# What you should do
Report how many lines include the word "with", and nothing besides that number.

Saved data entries

________________________

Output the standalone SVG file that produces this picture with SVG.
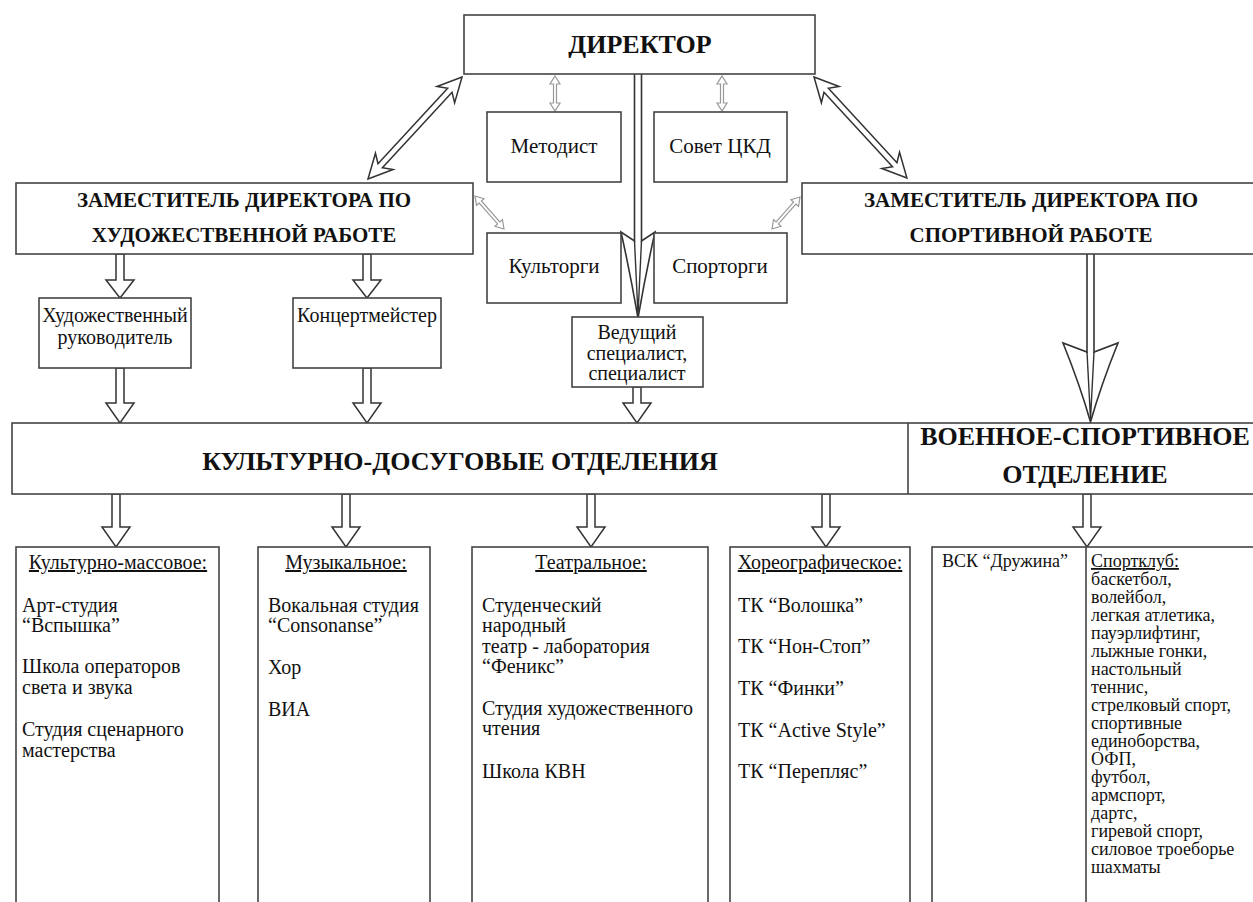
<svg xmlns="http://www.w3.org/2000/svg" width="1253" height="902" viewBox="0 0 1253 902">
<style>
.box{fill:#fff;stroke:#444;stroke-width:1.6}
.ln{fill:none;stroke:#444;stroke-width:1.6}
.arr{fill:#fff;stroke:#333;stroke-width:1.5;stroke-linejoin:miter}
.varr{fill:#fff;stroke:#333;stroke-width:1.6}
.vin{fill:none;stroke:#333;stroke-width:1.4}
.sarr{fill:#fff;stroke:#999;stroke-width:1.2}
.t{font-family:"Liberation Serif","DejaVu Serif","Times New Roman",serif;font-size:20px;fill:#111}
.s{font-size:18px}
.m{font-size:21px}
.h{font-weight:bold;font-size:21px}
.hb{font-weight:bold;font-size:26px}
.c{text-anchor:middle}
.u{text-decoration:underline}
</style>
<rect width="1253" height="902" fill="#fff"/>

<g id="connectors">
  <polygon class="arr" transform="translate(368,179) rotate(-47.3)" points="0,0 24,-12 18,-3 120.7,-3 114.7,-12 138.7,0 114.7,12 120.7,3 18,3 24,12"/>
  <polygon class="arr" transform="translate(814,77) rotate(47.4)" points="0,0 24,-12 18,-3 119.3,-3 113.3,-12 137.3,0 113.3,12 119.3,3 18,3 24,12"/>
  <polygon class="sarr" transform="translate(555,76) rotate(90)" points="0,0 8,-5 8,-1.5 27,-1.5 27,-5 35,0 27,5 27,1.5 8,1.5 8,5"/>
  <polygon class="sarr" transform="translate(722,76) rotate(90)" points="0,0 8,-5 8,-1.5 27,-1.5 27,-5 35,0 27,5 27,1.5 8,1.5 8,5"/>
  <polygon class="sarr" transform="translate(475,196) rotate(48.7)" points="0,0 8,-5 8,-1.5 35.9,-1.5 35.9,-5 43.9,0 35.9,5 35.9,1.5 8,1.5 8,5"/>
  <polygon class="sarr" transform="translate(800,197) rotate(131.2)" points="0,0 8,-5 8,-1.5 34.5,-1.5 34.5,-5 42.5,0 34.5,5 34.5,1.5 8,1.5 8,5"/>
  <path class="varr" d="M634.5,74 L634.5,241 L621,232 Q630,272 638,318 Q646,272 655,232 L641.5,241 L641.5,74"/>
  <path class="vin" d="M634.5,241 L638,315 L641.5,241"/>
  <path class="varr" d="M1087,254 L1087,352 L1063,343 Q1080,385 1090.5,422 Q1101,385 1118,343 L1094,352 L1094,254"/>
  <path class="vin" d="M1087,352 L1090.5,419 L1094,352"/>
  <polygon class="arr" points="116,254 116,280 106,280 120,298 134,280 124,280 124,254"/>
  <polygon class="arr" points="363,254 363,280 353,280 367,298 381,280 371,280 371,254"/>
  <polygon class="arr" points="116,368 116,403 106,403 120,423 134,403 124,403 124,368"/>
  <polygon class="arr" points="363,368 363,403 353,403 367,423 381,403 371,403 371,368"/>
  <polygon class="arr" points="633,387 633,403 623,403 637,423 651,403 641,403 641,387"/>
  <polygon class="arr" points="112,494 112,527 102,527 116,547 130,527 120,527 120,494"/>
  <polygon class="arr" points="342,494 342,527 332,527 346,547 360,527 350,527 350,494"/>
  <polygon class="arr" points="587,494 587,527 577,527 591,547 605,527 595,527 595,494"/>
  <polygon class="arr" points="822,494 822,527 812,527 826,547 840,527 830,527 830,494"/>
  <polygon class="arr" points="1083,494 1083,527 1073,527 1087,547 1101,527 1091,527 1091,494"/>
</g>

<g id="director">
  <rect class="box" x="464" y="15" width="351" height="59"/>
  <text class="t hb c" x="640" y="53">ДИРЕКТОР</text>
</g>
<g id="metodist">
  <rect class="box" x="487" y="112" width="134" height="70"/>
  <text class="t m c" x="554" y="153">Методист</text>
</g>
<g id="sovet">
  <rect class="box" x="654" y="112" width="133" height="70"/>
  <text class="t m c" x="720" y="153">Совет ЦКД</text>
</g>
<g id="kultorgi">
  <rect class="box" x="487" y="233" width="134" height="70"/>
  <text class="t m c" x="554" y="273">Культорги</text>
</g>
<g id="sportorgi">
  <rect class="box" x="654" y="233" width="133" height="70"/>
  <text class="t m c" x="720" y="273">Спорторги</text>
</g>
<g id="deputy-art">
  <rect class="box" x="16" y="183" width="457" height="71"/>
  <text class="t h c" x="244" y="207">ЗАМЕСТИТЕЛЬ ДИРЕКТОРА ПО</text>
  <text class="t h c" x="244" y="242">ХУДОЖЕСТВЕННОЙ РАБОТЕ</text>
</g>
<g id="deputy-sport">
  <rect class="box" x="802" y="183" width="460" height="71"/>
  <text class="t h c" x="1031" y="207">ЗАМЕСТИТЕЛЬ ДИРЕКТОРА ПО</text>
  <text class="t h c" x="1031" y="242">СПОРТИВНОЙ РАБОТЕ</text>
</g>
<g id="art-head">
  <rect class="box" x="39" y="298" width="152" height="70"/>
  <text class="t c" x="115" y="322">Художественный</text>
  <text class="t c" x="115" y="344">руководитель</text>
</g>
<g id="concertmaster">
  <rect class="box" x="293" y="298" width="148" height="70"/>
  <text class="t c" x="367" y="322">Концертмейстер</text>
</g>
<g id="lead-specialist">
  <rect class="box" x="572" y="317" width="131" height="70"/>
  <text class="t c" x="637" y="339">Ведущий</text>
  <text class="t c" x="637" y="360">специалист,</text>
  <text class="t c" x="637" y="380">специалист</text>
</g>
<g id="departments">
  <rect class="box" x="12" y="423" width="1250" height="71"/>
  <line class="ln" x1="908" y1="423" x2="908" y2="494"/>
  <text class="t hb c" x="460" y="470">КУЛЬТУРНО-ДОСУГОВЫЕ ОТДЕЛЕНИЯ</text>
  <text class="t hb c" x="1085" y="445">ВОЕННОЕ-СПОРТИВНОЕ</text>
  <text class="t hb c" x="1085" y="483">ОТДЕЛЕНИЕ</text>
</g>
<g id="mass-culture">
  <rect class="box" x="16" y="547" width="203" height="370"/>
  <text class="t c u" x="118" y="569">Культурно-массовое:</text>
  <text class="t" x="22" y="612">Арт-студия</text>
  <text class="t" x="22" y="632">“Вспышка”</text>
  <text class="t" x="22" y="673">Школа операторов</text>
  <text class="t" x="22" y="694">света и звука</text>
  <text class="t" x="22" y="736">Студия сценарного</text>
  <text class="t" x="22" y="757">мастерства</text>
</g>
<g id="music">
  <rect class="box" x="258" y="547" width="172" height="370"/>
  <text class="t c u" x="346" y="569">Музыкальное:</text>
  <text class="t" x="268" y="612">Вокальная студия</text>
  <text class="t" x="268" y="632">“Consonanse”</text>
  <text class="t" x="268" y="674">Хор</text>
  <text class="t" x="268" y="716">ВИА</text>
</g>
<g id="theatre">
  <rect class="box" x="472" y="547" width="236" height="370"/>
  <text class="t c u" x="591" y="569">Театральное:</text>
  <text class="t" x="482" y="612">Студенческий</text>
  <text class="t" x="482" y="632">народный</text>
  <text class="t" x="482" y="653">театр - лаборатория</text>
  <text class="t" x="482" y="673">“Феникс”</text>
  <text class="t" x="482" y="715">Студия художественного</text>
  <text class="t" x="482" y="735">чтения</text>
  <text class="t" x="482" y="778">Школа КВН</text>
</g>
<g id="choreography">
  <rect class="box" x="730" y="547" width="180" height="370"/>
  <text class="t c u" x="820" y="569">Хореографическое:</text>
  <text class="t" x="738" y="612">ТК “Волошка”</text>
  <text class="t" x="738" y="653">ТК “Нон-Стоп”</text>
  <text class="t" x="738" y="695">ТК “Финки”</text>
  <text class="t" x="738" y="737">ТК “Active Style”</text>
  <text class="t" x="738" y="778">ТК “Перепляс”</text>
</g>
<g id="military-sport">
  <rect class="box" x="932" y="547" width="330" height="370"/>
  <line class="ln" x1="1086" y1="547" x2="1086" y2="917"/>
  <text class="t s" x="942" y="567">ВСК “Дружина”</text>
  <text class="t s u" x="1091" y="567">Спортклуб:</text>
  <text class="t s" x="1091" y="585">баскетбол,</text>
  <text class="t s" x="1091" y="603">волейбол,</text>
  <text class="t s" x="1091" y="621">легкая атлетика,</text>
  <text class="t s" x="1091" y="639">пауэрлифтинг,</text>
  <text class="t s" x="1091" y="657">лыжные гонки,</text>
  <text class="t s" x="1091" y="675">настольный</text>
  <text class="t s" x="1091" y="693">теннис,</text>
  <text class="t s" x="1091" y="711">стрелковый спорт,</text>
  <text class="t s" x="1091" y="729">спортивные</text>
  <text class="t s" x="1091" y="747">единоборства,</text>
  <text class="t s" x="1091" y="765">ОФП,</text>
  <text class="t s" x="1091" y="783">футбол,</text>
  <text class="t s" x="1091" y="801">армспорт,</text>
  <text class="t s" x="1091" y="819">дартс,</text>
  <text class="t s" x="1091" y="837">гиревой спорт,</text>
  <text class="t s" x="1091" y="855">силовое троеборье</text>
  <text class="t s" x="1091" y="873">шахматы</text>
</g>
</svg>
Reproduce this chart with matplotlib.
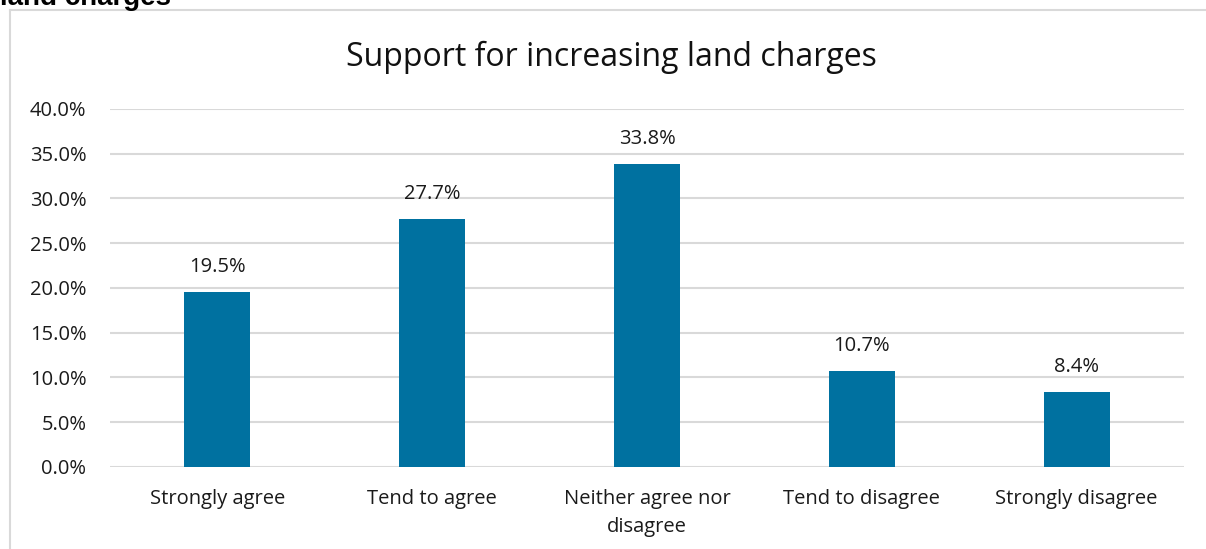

________________________

# Exercise output
2